Question

# Explain the difference between an absolute minimum and a local minimum. a) There is no difference. b) A function f has an absolute minimum at x=c if f

Analyzing functions
Explain the difference between an absolute minimum and a local minimum.
a) There is no difference.
b) A function f has an absolute minimum at $$x=c$$ if $$f(c)$$ is the smallest function value on the entire domain.
c) A function f has an absolute minimum at $$x=c$$ if $$f(c)$$ is the smallest function value when x is near c, whereas f has a local minimum at c if $$f(c)$$ is the smallest function value on the entire domain of f.

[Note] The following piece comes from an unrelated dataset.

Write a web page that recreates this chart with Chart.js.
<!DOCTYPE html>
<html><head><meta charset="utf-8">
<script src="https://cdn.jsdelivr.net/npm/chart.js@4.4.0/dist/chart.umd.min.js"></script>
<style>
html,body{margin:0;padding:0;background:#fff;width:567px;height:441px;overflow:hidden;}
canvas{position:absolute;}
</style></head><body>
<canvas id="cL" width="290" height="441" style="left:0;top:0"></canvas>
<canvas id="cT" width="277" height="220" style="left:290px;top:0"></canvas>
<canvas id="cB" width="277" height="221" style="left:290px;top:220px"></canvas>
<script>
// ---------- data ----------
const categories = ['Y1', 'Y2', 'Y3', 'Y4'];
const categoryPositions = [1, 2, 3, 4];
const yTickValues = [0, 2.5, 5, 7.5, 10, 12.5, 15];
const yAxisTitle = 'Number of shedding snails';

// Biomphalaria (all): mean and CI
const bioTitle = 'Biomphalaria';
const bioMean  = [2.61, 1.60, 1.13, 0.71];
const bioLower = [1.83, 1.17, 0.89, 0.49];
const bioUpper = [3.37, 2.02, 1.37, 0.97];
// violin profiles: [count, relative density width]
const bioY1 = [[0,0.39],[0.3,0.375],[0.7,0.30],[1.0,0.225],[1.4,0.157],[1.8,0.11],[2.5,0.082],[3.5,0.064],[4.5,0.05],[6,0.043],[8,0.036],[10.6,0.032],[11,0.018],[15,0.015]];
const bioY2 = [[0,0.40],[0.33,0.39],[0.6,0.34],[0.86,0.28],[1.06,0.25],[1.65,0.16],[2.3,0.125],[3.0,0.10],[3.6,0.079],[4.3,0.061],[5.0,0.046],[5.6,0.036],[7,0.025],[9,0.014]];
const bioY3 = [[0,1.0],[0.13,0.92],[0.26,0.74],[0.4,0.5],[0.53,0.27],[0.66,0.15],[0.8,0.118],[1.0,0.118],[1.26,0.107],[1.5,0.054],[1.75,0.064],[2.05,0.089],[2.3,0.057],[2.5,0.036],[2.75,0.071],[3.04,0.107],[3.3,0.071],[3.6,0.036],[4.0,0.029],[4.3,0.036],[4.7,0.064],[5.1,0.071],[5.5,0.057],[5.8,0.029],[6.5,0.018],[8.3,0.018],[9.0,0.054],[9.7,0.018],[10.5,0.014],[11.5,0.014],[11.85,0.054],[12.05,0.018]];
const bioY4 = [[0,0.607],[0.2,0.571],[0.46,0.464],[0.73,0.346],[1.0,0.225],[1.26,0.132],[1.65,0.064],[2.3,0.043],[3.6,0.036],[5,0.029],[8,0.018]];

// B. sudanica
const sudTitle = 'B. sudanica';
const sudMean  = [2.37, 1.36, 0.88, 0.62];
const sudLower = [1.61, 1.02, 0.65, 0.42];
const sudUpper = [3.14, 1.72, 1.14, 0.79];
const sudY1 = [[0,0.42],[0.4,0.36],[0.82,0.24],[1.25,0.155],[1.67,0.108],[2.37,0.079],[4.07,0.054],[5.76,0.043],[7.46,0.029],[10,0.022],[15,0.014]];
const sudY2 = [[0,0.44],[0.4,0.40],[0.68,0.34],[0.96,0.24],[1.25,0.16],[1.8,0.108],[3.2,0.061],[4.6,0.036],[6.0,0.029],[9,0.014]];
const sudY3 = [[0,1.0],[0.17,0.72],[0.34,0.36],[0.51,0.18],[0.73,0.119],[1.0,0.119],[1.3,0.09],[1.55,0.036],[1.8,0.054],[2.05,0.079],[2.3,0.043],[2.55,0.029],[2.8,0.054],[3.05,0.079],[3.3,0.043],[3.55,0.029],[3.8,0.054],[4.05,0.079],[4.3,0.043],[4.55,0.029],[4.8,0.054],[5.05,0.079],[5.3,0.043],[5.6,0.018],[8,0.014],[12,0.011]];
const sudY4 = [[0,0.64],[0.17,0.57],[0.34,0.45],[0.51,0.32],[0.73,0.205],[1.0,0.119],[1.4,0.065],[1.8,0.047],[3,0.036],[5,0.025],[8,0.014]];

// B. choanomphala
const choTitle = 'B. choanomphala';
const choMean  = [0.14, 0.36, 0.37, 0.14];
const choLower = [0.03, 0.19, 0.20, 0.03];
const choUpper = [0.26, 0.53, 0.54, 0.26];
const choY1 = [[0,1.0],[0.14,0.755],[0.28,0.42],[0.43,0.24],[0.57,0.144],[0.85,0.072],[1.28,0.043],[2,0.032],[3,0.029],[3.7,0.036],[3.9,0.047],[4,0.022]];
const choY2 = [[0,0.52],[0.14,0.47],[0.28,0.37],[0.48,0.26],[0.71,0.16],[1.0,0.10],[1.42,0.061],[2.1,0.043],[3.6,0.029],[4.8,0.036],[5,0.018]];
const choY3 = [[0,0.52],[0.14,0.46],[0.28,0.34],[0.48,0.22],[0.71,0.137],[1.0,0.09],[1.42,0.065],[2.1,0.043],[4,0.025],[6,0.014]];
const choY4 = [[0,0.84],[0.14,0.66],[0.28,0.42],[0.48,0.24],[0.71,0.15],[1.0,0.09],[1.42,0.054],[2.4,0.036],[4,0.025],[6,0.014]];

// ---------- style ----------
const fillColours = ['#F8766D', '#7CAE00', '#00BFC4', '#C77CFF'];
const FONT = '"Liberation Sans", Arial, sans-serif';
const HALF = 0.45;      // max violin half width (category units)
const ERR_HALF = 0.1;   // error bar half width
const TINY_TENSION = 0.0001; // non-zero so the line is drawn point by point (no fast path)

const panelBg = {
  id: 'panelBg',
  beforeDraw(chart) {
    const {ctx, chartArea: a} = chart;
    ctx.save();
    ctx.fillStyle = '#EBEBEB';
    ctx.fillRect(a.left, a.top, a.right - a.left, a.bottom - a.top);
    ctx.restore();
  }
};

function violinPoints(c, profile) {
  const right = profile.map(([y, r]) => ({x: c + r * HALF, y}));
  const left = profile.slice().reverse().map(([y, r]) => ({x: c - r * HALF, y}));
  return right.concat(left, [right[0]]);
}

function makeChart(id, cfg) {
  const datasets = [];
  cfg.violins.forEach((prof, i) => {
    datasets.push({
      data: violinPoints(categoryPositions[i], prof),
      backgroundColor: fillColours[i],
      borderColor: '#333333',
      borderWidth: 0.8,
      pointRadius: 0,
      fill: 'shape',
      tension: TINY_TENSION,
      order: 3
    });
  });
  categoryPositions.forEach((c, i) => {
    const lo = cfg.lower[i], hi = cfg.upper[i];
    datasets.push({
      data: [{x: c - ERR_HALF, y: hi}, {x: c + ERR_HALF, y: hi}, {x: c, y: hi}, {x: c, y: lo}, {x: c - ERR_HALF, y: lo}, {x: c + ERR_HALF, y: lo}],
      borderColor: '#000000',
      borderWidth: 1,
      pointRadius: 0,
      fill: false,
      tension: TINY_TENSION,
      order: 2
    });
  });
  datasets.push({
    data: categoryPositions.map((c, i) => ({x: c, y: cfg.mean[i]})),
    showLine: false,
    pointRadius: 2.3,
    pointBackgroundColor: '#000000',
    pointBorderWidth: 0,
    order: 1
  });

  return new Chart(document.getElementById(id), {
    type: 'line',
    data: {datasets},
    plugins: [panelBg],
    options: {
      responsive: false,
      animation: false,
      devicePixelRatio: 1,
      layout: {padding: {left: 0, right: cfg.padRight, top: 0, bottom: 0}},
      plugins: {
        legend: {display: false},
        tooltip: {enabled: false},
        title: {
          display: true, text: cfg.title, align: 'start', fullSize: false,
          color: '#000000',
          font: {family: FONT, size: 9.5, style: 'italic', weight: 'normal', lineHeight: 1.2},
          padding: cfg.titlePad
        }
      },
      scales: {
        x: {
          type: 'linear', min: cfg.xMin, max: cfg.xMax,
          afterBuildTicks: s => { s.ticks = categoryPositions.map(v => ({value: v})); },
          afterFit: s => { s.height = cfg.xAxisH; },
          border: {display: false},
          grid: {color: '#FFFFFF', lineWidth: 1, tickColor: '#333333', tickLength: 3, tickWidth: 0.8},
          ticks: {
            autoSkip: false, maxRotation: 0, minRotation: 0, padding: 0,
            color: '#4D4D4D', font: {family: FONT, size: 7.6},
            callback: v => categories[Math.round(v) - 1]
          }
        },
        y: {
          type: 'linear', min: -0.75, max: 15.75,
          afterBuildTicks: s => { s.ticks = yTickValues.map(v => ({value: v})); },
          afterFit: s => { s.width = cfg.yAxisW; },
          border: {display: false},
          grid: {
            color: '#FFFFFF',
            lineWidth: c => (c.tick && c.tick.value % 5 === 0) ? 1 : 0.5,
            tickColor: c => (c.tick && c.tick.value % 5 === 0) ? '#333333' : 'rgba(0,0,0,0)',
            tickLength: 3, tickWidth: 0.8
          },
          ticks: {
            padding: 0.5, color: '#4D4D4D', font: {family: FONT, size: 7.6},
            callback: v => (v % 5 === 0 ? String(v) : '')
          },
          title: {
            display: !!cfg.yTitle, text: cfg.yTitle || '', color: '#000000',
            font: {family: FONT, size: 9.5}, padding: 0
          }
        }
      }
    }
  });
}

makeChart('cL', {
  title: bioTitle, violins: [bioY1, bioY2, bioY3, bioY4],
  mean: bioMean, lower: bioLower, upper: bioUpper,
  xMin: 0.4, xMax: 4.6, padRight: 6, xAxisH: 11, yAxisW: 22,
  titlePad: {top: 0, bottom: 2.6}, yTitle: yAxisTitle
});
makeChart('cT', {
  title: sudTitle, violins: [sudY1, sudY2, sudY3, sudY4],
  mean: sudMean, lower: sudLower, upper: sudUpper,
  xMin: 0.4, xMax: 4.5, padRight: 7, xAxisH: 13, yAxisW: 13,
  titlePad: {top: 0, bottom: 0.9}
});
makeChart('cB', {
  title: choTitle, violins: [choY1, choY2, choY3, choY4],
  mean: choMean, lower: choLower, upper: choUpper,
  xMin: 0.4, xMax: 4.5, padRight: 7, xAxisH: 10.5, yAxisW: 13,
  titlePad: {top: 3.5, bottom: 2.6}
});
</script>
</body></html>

d) A function f has an absolute minimum at $$x=c$$ if $$f(c)$$ is the largest function value on the entire domain of f, whereas f has a local minimum at c if $$f(c)$$ is the largest function value when x is near c.

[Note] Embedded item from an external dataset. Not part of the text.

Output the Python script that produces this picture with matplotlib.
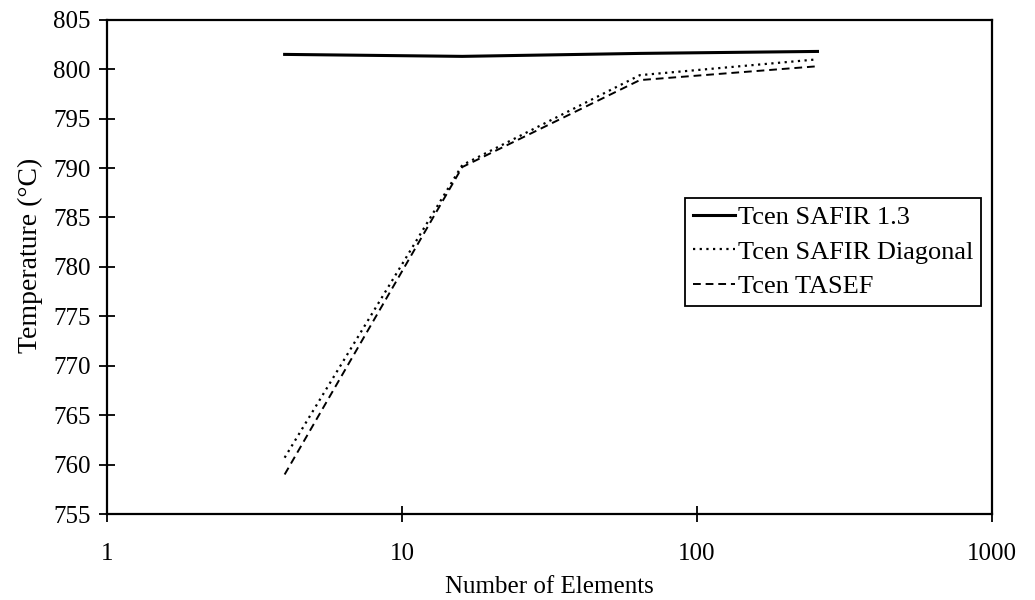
import numpy as np
import matplotlib
matplotlib.use("Agg")
import matplotlib.pyplot as plt

# datos
elementos = [4, 16, 64, 256]
safir_13 = [801.5, 801.3, 801.6, 801.8]
safir_diag = [760.7, 790.3, 799.4, 801.0]
tasef = [759.0, 790.1, 798.9, 800.3]

plt.rcParams['font.family'] = ['Liberation Serif', 'DejaVu Serif']

fig, ax = plt.subplots(figsize=(10.35, 6), dpi=100)
fig.subplots_adjust(left=0.1034, right=0.9585, top=0.967, bottom=0.1433)

ax.plot(elementos, safir_13, color='black', linestyle='-', linewidth=2.2, label='Tcen SAFIR 1.3')
ax.plot(elementos, safir_diag, color='black', linestyle=(0, (1, 2)), linewidth=1.6, label='Tcen SAFIR Diagonal')
ax.plot(elementos, tasef, color='black', linestyle=(0, (4, 2.5)), linewidth=1.4, label='Tcen TASEF')

ax.set_xscale('log')
ax.set_xlim(1, 1000)
ax.set_ylim(755, 805)
ax.set_xticks([1, 10, 100, 1000])
ax.set_xticklabels(['1', '10', '100', '1000'])
ax.set_yticks(np.arange(755, 806, 5))
ax.minorticks_off()
ax.tick_params(axis='both', direction='inout', length=11.5, width=1.3, labelsize=18)
ax.tick_params(axis='y', pad=6)
ax.tick_params(axis='x', pad=15)

for s in ax.spines.values():
    s.set_linewidth(1.6)

ax.set_xlabel('Number of Elements', fontsize=18, labelpad=8)
ax.set_ylabel('Temperature (°C)', fontsize=20)
ax.yaxis.set_label_coords(-0.072, 0.524)

leg = ax.legend(loc='upper left', bbox_to_anchor=(0.653, 0.64), fontsize=19,
                frameon=True, fancybox=False, edgecolor='black', framealpha=1,
                handlelength=1.6, handletextpad=0.1, borderpad=0.3, labelspacing=0.42,
                borderaxespad=0)
leg.get_frame().set_linewidth(1.3)

plt.savefig('out.png', dpi=100)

e) A function f has an absolute minimum at $$x=c$$ if $$f(c)$$ is the largest function value when x is near c, whereas f has a local minimum at c if $$f(c)$$ is the largest function value on the entire domain of f.

A function f has an absolute minimum at $$x=c$$ if $$f(c)$$ is the smallest function value on the entire domain of f, whereas f has a local minimum at c if $$f(c)$$ is the smallest function value when x is near c.